My cousin was probably younger than I am now when she said that and free to date without today’s many online “aids” to romance. But what she said rings true to my current dating experience as someone within spitting range of 40. (I just turned 38.) The men I meet—on websites and apps and in lines for coffee—are shaped by many more experiences and more settled in life than my youthful self ever imagined, and so am I. During the years when I thought I’d marry in my 20s, I assumed I’d figure out a lot of life’s big questions with a spouse. I thought I’d figure out a lot of me in relationship to a husband and probably children.

Instead, I’ve spent the (gulp) two decades since high school facing those questions with God, my church, and good friends. And rather than my identity being shaped by marriage, my identity now dictates the options I have for marriage, if those even remain for me.

Though I’m younger, perhaps, and childless, my situation is not unlike that of Jane Austen’s Lady Susan Vernon, brought to vivid life in Whit Stillman’s uproarious new film Love & Friendship. In the story, adapted from an early Austen novella, Kate Beckinsale plays a merry widow with a very Machiavellian flare for relationships. Much of the movie revolves around her efforts to badger daughter Frederica into marrying a wealthy simpleton who tries to wax eloquent over garden peas and thinks the Bible has 12 commandments. Her daughter balks at said “stallion of romance,” but Lady Susan thinks he could give Frederica long-term safety from homelessness and hunger.

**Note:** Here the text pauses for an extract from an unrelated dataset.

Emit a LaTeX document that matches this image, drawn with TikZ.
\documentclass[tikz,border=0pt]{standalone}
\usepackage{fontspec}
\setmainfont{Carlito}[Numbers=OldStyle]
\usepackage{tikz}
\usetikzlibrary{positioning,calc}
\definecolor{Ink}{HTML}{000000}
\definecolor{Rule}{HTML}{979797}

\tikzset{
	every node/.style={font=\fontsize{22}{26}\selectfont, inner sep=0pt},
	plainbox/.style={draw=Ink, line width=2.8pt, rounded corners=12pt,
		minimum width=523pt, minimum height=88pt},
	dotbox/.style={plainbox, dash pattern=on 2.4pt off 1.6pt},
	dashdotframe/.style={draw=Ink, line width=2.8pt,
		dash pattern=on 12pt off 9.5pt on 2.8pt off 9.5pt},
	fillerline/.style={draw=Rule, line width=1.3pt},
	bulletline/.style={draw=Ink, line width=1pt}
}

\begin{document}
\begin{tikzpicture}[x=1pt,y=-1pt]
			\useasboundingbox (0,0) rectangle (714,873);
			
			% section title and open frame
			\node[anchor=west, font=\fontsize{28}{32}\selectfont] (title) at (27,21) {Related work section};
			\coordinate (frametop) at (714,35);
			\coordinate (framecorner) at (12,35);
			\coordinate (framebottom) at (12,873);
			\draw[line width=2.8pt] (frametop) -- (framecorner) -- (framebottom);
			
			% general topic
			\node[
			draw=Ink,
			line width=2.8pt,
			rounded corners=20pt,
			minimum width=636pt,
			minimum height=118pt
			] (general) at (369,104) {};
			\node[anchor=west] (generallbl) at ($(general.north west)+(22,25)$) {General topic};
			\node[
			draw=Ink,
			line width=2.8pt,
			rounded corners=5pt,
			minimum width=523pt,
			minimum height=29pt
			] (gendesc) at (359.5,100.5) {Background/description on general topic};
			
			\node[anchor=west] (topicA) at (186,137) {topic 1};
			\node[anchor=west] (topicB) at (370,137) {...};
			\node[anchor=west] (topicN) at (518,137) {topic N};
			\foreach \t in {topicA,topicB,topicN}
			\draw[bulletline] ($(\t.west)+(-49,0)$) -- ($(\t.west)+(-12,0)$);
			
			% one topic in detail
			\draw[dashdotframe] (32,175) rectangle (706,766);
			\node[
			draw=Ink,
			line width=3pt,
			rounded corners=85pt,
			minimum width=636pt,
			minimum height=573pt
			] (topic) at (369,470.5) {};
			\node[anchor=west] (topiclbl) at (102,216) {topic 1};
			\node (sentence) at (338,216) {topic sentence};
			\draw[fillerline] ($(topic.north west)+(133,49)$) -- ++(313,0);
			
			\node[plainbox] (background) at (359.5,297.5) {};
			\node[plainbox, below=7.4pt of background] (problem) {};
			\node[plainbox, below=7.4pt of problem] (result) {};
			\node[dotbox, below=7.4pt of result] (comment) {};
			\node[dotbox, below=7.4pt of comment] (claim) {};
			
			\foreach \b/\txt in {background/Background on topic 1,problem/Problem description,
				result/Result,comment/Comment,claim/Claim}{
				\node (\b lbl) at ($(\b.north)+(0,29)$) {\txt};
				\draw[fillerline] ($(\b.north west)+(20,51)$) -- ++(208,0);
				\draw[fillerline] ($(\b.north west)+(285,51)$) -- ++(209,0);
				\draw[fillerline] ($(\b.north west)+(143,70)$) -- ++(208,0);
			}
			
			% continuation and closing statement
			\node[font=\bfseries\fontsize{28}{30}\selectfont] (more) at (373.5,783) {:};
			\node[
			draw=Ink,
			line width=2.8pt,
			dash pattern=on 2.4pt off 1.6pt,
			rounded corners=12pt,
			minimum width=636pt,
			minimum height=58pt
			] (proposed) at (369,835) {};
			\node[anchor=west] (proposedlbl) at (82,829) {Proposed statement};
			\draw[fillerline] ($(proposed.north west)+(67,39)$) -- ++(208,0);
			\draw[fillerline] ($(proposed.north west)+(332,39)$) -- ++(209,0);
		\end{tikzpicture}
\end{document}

In fact, however, Lady Susan has a far more precarious position than her daughter. As her shrewd friend Alicia points out, it is not the virginal Frederica who most needs a practical marriage, but Lady Susan herself. While Frederica holds out hope of supporting herself if need be, Lady Susan must string together a haphazard sequence of long-term visits and mysteriously rented lodgings in order to keep herself and her daughter housed. (Susan’s short-lived spouse left her little more than his name and child.) And while Frederica’s youth gives her some time to explore romance, Lady Susan vacillates between another woman’s husband and the much-younger brother of her reluctantly hospitable sister-in-law.

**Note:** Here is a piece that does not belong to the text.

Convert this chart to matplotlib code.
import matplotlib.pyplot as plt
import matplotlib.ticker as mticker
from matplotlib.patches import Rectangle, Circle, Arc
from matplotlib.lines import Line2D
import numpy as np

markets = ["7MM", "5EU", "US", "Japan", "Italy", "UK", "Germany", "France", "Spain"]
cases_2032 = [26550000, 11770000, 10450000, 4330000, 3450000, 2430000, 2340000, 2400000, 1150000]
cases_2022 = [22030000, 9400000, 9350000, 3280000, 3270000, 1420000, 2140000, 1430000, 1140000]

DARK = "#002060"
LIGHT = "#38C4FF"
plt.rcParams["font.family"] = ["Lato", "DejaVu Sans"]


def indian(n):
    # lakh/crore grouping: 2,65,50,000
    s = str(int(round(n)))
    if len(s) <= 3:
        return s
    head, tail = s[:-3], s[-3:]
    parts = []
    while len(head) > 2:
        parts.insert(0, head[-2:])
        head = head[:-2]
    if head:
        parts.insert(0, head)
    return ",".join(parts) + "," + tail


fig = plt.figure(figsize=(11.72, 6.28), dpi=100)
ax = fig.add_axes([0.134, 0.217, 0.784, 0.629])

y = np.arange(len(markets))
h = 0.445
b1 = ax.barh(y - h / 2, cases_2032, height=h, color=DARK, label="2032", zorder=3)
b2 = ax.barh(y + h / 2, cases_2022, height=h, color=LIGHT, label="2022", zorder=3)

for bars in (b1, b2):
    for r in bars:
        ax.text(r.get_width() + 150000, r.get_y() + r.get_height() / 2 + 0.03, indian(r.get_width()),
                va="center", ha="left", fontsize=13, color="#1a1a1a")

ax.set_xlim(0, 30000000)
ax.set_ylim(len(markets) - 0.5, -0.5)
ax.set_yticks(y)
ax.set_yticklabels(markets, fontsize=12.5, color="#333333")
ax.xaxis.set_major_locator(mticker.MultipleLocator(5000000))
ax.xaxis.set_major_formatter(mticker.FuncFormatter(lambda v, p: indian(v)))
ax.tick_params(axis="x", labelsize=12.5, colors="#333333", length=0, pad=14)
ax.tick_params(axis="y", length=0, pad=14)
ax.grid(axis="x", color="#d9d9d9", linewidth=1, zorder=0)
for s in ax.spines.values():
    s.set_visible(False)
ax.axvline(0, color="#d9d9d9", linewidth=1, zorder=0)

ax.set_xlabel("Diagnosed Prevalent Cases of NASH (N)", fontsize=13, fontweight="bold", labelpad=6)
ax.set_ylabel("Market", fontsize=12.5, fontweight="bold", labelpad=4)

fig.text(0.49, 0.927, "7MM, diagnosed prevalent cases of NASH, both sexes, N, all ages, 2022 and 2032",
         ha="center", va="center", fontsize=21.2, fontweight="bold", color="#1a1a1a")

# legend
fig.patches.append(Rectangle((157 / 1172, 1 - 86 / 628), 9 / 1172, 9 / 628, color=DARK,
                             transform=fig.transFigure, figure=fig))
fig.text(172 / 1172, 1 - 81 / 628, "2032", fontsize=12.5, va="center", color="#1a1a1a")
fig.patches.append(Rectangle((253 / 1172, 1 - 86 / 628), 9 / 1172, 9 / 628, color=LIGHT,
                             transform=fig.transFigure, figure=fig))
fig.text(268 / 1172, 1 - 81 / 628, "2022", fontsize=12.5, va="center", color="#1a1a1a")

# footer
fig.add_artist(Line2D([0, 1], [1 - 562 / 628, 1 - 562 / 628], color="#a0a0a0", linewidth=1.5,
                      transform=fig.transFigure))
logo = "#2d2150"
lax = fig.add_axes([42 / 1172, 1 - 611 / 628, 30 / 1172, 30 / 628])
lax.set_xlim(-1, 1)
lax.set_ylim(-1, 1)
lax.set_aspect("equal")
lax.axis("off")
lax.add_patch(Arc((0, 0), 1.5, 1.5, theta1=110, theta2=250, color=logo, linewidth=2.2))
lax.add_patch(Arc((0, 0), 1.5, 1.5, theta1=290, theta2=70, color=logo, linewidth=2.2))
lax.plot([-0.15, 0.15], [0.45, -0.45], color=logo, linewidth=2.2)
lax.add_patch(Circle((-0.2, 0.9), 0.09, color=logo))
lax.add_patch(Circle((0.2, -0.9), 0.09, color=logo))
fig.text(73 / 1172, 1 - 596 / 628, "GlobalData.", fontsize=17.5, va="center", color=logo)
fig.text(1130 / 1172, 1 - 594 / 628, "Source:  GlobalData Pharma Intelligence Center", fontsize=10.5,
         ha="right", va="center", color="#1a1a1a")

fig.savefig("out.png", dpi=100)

Though I do not share Lady Susan’s urgent housing problem, I, too, must adjust to romantic options that are dramatically different than those of my youth. The last time I made a concerted effort to date was during that New York stretch of my mid-20s, which I chronicled in Sexless in the City. In the time since then, “older” men have gone from being in their early 30s to being 48 and a half years old—the average age of the men I’ve recently met online. Some of them are divorced, and it’s probably only a matter of time before I date someone with children from a previous relationship.

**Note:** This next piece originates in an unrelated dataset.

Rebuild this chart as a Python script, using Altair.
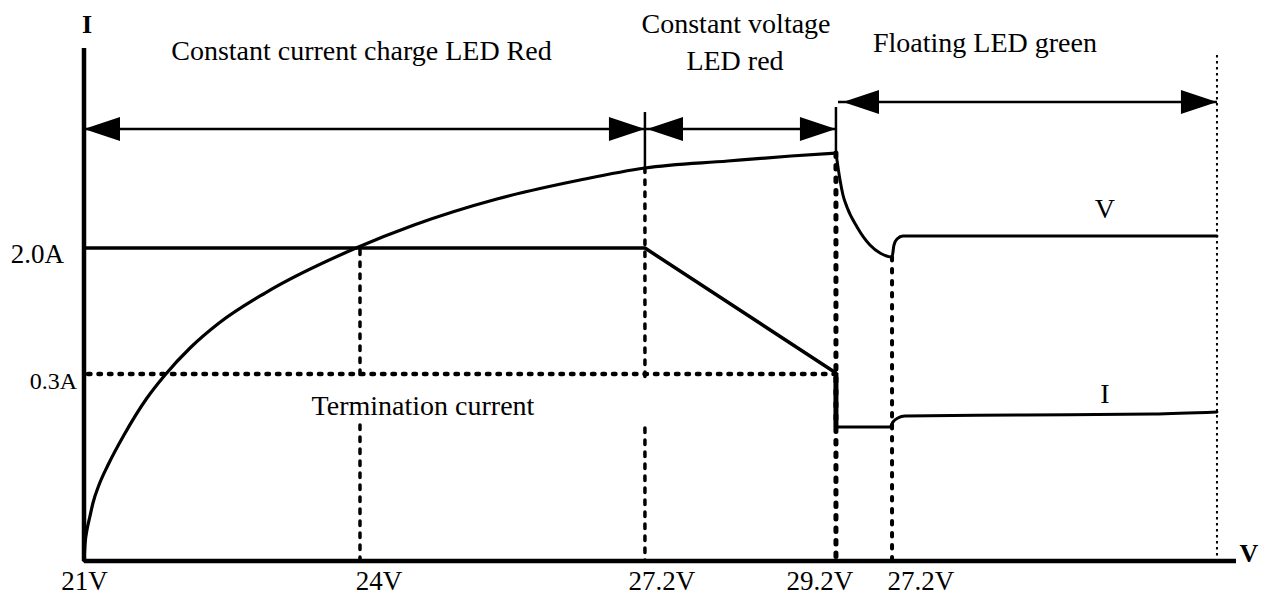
import altair as alt
import pandas as pd

# Schematic coordinates:
# x: position along the V axis (0 = "21V" origin, 100 = end of floating stage)
# y: level on the I axis (0 = baseline, 100 = top of the I axis)

# Battery voltage curve (rising, constant current / constant voltage stages)
V_RISE_X = [0, 0.088, 0.26, 0.53, 0.79, 1.32, 2.12, 3.53, 5.56, 7.15, 9.36, 11.92,
            15.98, 24.01, 29.13, 36.45, 43.78, 49.51, 56.84, 62.40, 66.37]
V_RISE_Y = [0, 3.31, 6.04, 8.77, 11.31, 14.81, 18.71, 24.56, 31.77, 36.26, 41.52, 46.39,
            52.24, 61.01, 65.50, 70.57, 74.27, 76.61, 77.97, 78.95, 79.53]
# Voltage drop into floating stage
V_FLOAT_X = [66.37, 66.55, 66.73, 66.99, 67.34, 68.23, 69.37, 70.26, 71.32, 71.49,
             71.76, 72.29, 100]
V_FLOAT_Y = [79.53, 76.80, 74.27, 71.35, 69.01, 65.11, 61.60, 60.04, 59.26, 61.60,
             62.77, 63.35, 63.35]
# Charging current
I_CC_X = [0, 49.51, 66.37]
I_CC_Y = [61.01, 61.01, 36.65]
I_DROP = [66.37, 36.65, 26.12]  # x, from, to
I_FLOAT_X = [66.37, 71.14, 71.40, 71.84, 72.46, 83.05, 94.35, 100]
I_FLOAT_Y = [26.12, 26.12, 27.10, 27.88, 28.27, 28.46, 28.65, 29.04]

# Stage boundaries and reference levels
LEVEL_03A = 36.45
X_24V, X_272V, X_292V, X_272V_B, X_END = 24.36, 49.51, 66.37, 71.32, 100
AXIS_X_END = 101.68

# Stage arrows
ARROW_CC_Y = 84.21
ARROW_FL_Y = 89.47
LEFT_TIPS_X = [0, 49.69, 66.99]
LEFT_TIPS_Y = [84.21, 84.21, 89.47]
RIGHT_TIPS_X = [49.51, 66.37, 100]
RIGHT_TIPS_Y = [84.21, 84.21, 89.47]

# Texts
TICK_LABELS = ["21V", "24V", "27.2V", "29.2V", "27.2V"]
TICK_X = [0.04, 26.04, 51.01, 64.96, 73.87]
TICK_Y = -5.65
A_LABELS = ["2.0A", "0.3A"]
A_X = [-1.77, -0.62]
A_Y = [58.09, 33.53]
A_FS = [27, 24]
STAGE_TEXT = ["Constant current charge LED Red", "Constant voltage", "LED red",
              "Floating LED green", "V", "I", "Termination current"]
STAGE_X = [24.49, 57.55, 57.46, 79.52, 90.11, 90.11, 29.92]
STAGE_Y = [97.66, 102.92, 95.71, 99.22, 66.86, 30.80, 28.46]
AXIS_TEXT = ["I", "V"]
AXIS_TEXT_X = [0.26, 102.82]
AXIS_TEXT_Y = [102.92, -0.19]

FONT = "Liberation Serif"
XS = alt.Scale(domain=[-6.708, 103.71], nice=False, zero=False)
YS = alt.Scale(domain=[-6.82, 107.80], nice=False, zero=False)


def X(f="x"):
    return alt.X(f"{f}:Q", scale=XS, axis=None)


def Y(f="y"):
    return alt.Y(f"{f}:Q", scale=YS, axis=None)


def line(xs, ys, width, interp="linear"):
    df = pd.DataFrame({"x": xs, "y": ys, "o": range(len(xs))})
    return alt.Chart(df).mark_line(color="black", strokeWidth=width, interpolate=interp,
                                   strokeCap="round", strokeJoin="round").encode(
        x=X(), y=Y(), order="o:Q")


def rules(rows, **style):
    df = pd.DataFrame(rows, columns=["x", "x2", "y", "y2"])
    return alt.Chart(df).mark_rule(color="black", **style).encode(
        x=X(), x2="x2:Q", y=Y(), y2="y2:Q")


layers = []

# axes
layers.append(rules([[0, 0, 0, 100], [0, AXIS_X_END, 0, 0]], strokeWidth=4.5, strokeCap="butt"))

# dotted guide lines
layers.append(rules([[0.35, 66.28, LEVEL_03A, LEVEL_03A]],
                    strokeWidth=4.5, strokeDash=[2.5, 8], strokeCap="round"))
layers.append(rules([[X_24V, X_24V, 60.62, 35.28], [X_24V, X_24V, 26.51, 0],
                     [X_272V, X_272V, 76.61, 35.28], [X_272V, X_272V, 25.93, 0]],
                    strokeWidth=3.5, strokeDash=[4.5, 7.5], strokeCap="round"))
layers.append(rules([[X_292V, X_292V, 79.53, 0]],
                    strokeWidth=5, strokeDash=[3.5, 9], strokeCap="round"))
layers.append(rules([[X_272V_B, X_272V_B, 59.26, 0]],
                    strokeWidth=4, strokeDash=[3.5, 8.5], strokeCap="round"))
layers.append(rules([[X_END, X_END, 98.64, 0]],
                    strokeWidth=2, strokeDash=[2.5, 3.5], strokeCap="butt"))

# stage separators and arrow shafts
layers.append(rules([[X_272V, X_272V, 87.52, 76.61], [X_292V, X_292V, 88.50, 79.53]],
                    strokeWidth=2.5))
layers.append(rules([[0, X_292V, ARROW_CC_Y, ARROW_CC_Y], [66.55, X_END, ARROW_FL_Y, ARROW_FL_Y]],
                    strokeWidth=2.5))

# arrow heads
left_df = pd.DataFrame({"x": LEFT_TIPS_X, "y": LEFT_TIPS_Y})
right_df = pd.DataFrame({"x": RIGHT_TIPS_X, "y": RIGHT_TIPS_Y})
layers.append(alt.Chart(left_df).mark_point(
    shape="M0,0L1,-0.333L1,0.333Z", size=5184, filled=True, color="black",
    opacity=1, strokeWidth=0).encode(x=X(), y=Y()))
layers.append(alt.Chart(right_df).mark_point(
    shape="M0,0L-1,-0.333L-1,0.333Z", size=5184, filled=True, color="black",
    opacity=1, strokeWidth=0).encode(x=X(), y=Y()))

# curves
layers.append(line(V_RISE_X, V_RISE_Y, 3.2, "monotone"))
layers.append(line(V_FLOAT_X, V_FLOAT_Y, 3, "monotone"))
layers.append(line(I_CC_X, I_CC_Y, 3.5))
layers.append(rules([[I_DROP[0], I_DROP[0], I_DROP[1], I_DROP[2]]], strokeWidth=5))
layers.append(line(I_FLOAT_X, I_FLOAT_Y, 3, "monotone"))

# texts
tick_df = pd.DataFrame({"x": TICK_X, "y": [TICK_Y] * len(TICK_X), "t": TICK_LABELS})
layers.append(alt.Chart(tick_df).mark_text(font=FONT, fontSize=27, align="center",
                                           baseline="alphabetic", color="black").encode(
    x=X(), y=Y(), text="t:N"))
a_df = pd.DataFrame({"x": A_X, "y": A_Y, "t": A_LABELS, "fs": A_FS})
layers.append(alt.Chart(a_df).mark_text(font=FONT, align="right",
                                        baseline="alphabetic", color="black").encode(
    x=X(), y=Y(), text="t:N", size=alt.Size("fs:Q", scale=None, legend=None)))
s_df = pd.DataFrame({"x": STAGE_X, "y": STAGE_Y, "t": STAGE_TEXT})
layers.append(alt.Chart(s_df).mark_text(font=FONT, fontSize=28, align="center",
                                        baseline="alphabetic", color="black").encode(
    x=X(), y=Y(), text="t:N"))
ax_df = pd.DataFrame({"x": AXIS_TEXT_X, "y": AXIS_TEXT_Y, "t": AXIS_TEXT})
layers.append(alt.Chart(ax_df).mark_text(font=FONT, fontSize=26, fontWeight="bold",
                                         align="center", baseline="alphabetic",
                                         color="black").encode(
    x=X(), y=Y(), text="t:N"))

chart = alt.layer(*layers).properties(
    width=1251, height=588,
    autosize=alt.AutoSizeParams(type="none"),
    padding=0,
    background="white",
).configure_view(stroke=None)

chart.save("out.html", embed_options={"renderer": "svg", "actions": False})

When you’ve spent the bulk of your life expecting a different plot and cast, it can take some adjusting to the lines you’re actually given and the losses that may come with them. Sure, the story I thought my life would follow first came to me in grade school—not quite my sagest season in life—but it’s still hard to quit assumptions that I’ve held for almost three decades.

Several months ago, a man I once dreamed of marrying re-entered my life in one of the most unlikely ways imaginable. (In fact, I sometimes tell friends that God must still be slapping his knee over that one.) Though I’m long-since over that old attraction and wish him well in the life God has given him, our recent contact has made me strangely grateful for the disappointment that once nearly broke my heart.

In ten years, he and I have grown in very different ways, and what I value—even what attracts me—has changed greatly. Though I still battle fear that “God’s best” might turn out to be lifelong singleness and barrenness, this new perspective on my past helps me hold my old dreams more loosely.

As I adjust to dating at almost middle age, I’ve learned three main lessons, offered here by way of Lady Susan’s example.

Stay in community.

Although the relationships are tenuous, Lady Susan’s family provides essential support to her. I too have benefited from living in community. First with single roommates and now in the former convent where I live (with two young families and some other adults), I find life in community vital to my relational health. Not only does it sand down my odd quirks, it also frees me to take romance as it comes. Men don’t have to be more than dates to me because I don’t require romantic success for support, validation, or even regular interaction with children.

Article continues below

Know when to hold your standards, and when to fold them.

Shared faith remains a must for me, but like Lady Susan, I’ve learned to adjust my requirements. I once put great stock in chemistry and intellectual connection, but the older I get, the more I value being completely at ease with someone.

Finally, laugh about it.

Perhaps Love & Friendship’s greatest gift to viewers is how well it highlights the comic foibles of love. We live in a time that conflates romance with transcendent meaning and demands god-like satisfaction from love. Sometimes laughter provides the best antidote to such exhausting, misplaced worship.